A loan offered to you by your employer with an interest rate below the prescribed rates in effect is a taxable benefit you must claim on your tax return. The most common loans offered to employees are home-purchase loans and home-relocation loans. Repaying any interest to your employer during the year reduces your taxable benefit.

Calculate Taxable Benefit on Loans

A loan received because of employment is considered a taxable benefit.

  • The Canada Revenue Agency considers whether you would have received the loan if you were not an employee.
  • The loan can be received by you or another person on your behalf, such as a spouse.
  • The loan also includes any other debt you may have, such as the unpaid selling price of goods or services.

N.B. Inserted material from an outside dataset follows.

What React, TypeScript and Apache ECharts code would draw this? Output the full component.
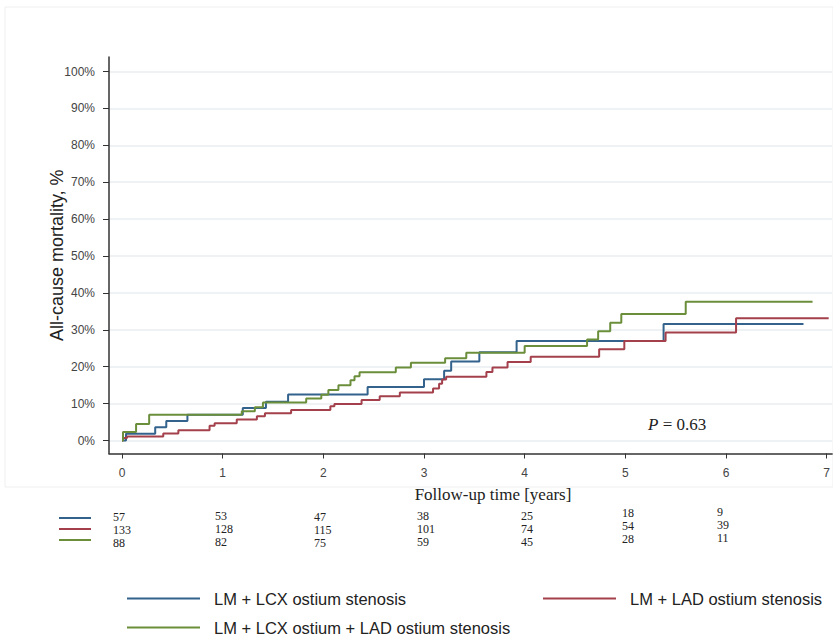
import React, { useEffect, useRef } from 'react';
import * as echarts from 'echarts';

// ---------- data ----------
const seriesNames = [
  'LM + LCX ostium stenosis',
  'LM + LAD ostium stenosis',
  'LM + LCX ostium + LAD ostium stenosis',
];
const seriesColors = ['#33638c', '#a4404b', '#6b8e3b'];

// step points: time (years) where the cumulative mortality (%) changes
const lcxTimes = [0, 0.04, 0.33, 0.44, 0.65, 1.2, 1.43, 1.65, 2.44, 3.0, 3.2, 3.27, 3.55, 3.92, 5.38, 6.77];
const lcxValues = [0, 1.8, 3.6, 5.3, 7.0, 8.8, 10.5, 12.5, 14.5, 16.6, 18.9, 21.4, 23.9, 27.0, 31.6, 31.6];

const ladTimes = [0, 0.01, 0.05, 0.41, 0.56, 0.87, 0.92, 1.14, 1.34, 1.42, 1.68, 2.07, 2.11, 2.38, 2.56, 2.76, 3.09, 3.15, 3.18, 3.22, 3.62, 3.68, 3.83, 4.06, 4.74, 4.99, 5.4, 6.1, 7.02];
const ladValues = [0, 0.7, 1.1, 1.9, 2.8, 4.0, 4.7, 5.7, 6.6, 7.4, 8.3, 9.3, 9.9, 11.0, 12.0, 13.0, 14.1, 15.4, 16.5, 17.3, 18.6, 19.8, 21.3, 22.7, 24.7, 27.0, 29.3, 33.1, 33.1];

const bothTimes = [0, 0.01, 0.14, 0.27, 1.19, 1.32, 1.4, 1.83, 1.98, 2.05, 2.15, 2.27, 2.31, 2.36, 2.72, 2.87, 3.21, 3.42, 4.0, 4.62, 4.73, 4.85, 4.96, 5.6, 6.86];
const bothValues = [0, 2.3, 4.5, 7.0, 7.9, 9.0, 10.3, 11.4, 12.4, 13.7, 15.0, 16.3, 17.4, 18.5, 19.8, 21.1, 22.3, 23.8, 25.6, 27.4, 29.6, 31.9, 34.3, 37.6, 37.6];

const xTicks = [0, 1, 2, 3, 4, 5, 6, 7];
const yTicks = [0, 10, 20, 30, 40, 50, 60, 70, 80, 90, 100];

// numbers at risk per group at years 0..6
const atRiskLcx = [57, 53, 47, 38, 25, 18, 9];
const atRiskLad = [133, 128, 115, 101, 74, 54, 39];
const atRiskBoth = [88, 82, 75, 59, 45, 28, 11];

const pValueText = '0.63';
const xTitle = 'Follow-up time [years]';
const yTitle = 'All-cause mortality, %';

// ---------- layout ----------
const SANS = '"Liberation Sans", Arial, sans-serif';
const SERIF = '"Liberation Serif", "Times New Roman", serif';
const tableColX = [113, 215, 314, 417, 521, 622, 717];
const tableColShift = [0, -1, 0, -1, -1, -4, -5];
const tableRowY = [517, 530, 543];
const tableLineY = [518, 529, 540];

export default function App() {
  const ref = useRef<HTMLDivElement>(null);

  useEffect(() => {
    if (!ref.current) return;
    const chart = echarts.init(ref.current, null, { renderer: 'svg' });

    const groups = [
      { times: lcxTimes, values: lcxValues, risk: atRiskLcx },
      { times: ladTimes, values: ladValues, risk: atRiskLad },
      { times: bothTimes, values: bothValues, risk: atRiskBoth },
    ];

    const series = groups.map((g, i) => ({
      name: seriesNames[i],
      type: 'line',
      step: 'end',
      data: g.times.map((t, k) => [t, g.values[k]]),
      showSymbol: false,
      symbol: 'none',
      lineStyle: { color: seriesColors[i], width: 2 },
      itemStyle: { color: seriesColors[i] },
      silent: true,
      z: 3 + i,
    }));

    const graphics: any[] = [
      {
        type: 'rect',
        shape: { x: 5, y: 7, width: 828, height: 480 },
        style: { fill: 'none', stroke: '#efefef', lineWidth: 1 },
        silent: true,
        z: -10,
      },
      {
        type: 'text',
        x: 493,
        y: 494,
        style: {
          text: xTitle,
          font: `17px ${SERIF}`,
          fill: '#222',
          textAlign: 'center',
          textVerticalAlign: 'middle',
        },
      },
      {
        type: 'text',
        x: 648,
        y: 424,
        style: {
          text: `{i|P} = ${pValueText}`,
          font: `17px ${SERIF}`,
          fill: '#222',
          textAlign: 'left',
          textVerticalAlign: 'middle',
          rich: {
            i: { fontStyle: 'italic', fontFamily: SERIF, fontSize: 17, fill: '#222' },
          },
        },
      },
    ];

    groups.forEach((g, r) => {
      graphics.push({
        type: 'line',
        shape: { x1: 59, y1: tableLineY[r], x2: 91, y2: tableLineY[r] },
        style: { stroke: seriesColors[r], lineWidth: 2 },
      });
      g.risk.forEach((n, c) => {
        graphics.push({
          type: 'text',
          x: tableColX[c],
          y: tableRowY[r] + tableColShift[c],
          style: {
            text: String(n),
            font: `12px ${SERIF}`,
            fill: '#222',
            textAlign: 'left',
            textVerticalAlign: 'middle',
          },
        });
      });
    });

    const legendBase = {
      icon: 'rect',
      itemWidth: 73,
      itemHeight: 2,
      padding: 0,
      selectedMode: false,
      textStyle: { fontSize: 16.5, fontFamily: SANS, color: '#222', padding: [0, 0, 0, 9] },
    };

    const option: any = {
      animation: false,
      backgroundColor: '#ffffff',
      grid: { left: 109, right: 0, top: 57, bottom: 188.5, containLabel: false },
      xAxis: {
        type: 'value',
        min: -0.129,
        max: 7.054,
        axisLine: { show: true, onZero: false, lineStyle: { color: '#333', width: 1.5 } },
        axisTick: { show: true, length: 5, customValues: xTicks, lineStyle: { color: '#333', width: 1 } },
        axisLabel: {
          customValues: xTicks,
          margin: 13,
          fontSize: 12,
          fontFamily: SANS,
          color: '#444',
        },
        splitLine: { show: false },
      },
      yAxis: {
        type: 'value',
        min: -3.52,
        max: 103.93,
        name: yTitle,
        nameLocation: 'middle',
        nameGap: 43,
        nameMoveOverlap: false,
        nameTextStyle: { fontSize: 18, fontFamily: SANS, color: '#222' },
        axisLine: { show: true, onZero: false, lineStyle: { color: '#333', width: 1.5 } },
        axisTick: { show: true, length: 6, customValues: yTicks, lineStyle: { color: '#333', width: 1 } },
        axisLabel: {
          customValues: yTicks,
          margin: 14,
          fontSize: 12,
          fontFamily: SANS,
          color: '#444',
          formatter: (v: number) => `${Math.round(v)}%`,
        },
        splitLine: { show: true, lineStyle: { color: '#eaeef2', width: 1.5 } },
      },
      legend: [
        { ...legendBase, data: [seriesNames[0]], left: 127, top: 590 },
        { ...legendBase, data: [seriesNames[1]], left: 543, top: 590 },
        { ...legendBase, data: [seriesNames[2]], left: 127, top: 619 },
      ],
      series,
      graphic: graphics,
    };

    chart.setOption(option);
    return () => chart.dispose();
  }, []);

  return (
    <div
      ref={ref}
      style={{ position: 'fixed', left: 0, top: 0, width: 833, height: 642, background: '#fff' }}
    />
  );
}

The taxable benefit is calculated as the total of the interest you accrued on a loan using the CRA’s prescribed interest rates in effect when the loan was outstanding and the amount of interest paid by your employer during the year less any interest you paid during the year, no later than 30 days after the year end, and any interest you paid back to your employer no later than 30 days after the year end.

Loans for Home Purchase

A loan for home purchase is a mortgage from your employer used to purchase a home.

  • The home you buy must be for yourself or someone related to you like your spouse. Calculate the taxable benefit the same way you do with an employee loan.
  • The prescribed rates stay in effect for five years from the date you first took out your mortgage.
  • The taxable benefit you receive should not be greater than the interest you would be charged based on the prescribed interest rates at the time.

If your employer provides you with a mortgage for over five years, the balance you owe after five years is treated as a new loan. Use the current prescribed interest rates to determine your taxable benefit.

Loans for Home Relocation

When you or your spouse or common-law partner receives a loan for relocating, it is considered a home-relocation loan if it meets the following conditions:

  • You or your spouse or common-law partner relocates to accept a job in a new municipality in Canada.
  • You or your spouse use the loan to purchase a new home at least 40 kilometres closer to your new workplace.
  • You or your spouse is granted the loan because of your job.
  • You designate the loan for home relocation.
  • You use the loan to purchase a home or shares of a capital stock of a co-operative housing corporation.
  • You use your new home as your new residence.
  • To calculate your taxable benefit, the same rules apply for employee loans.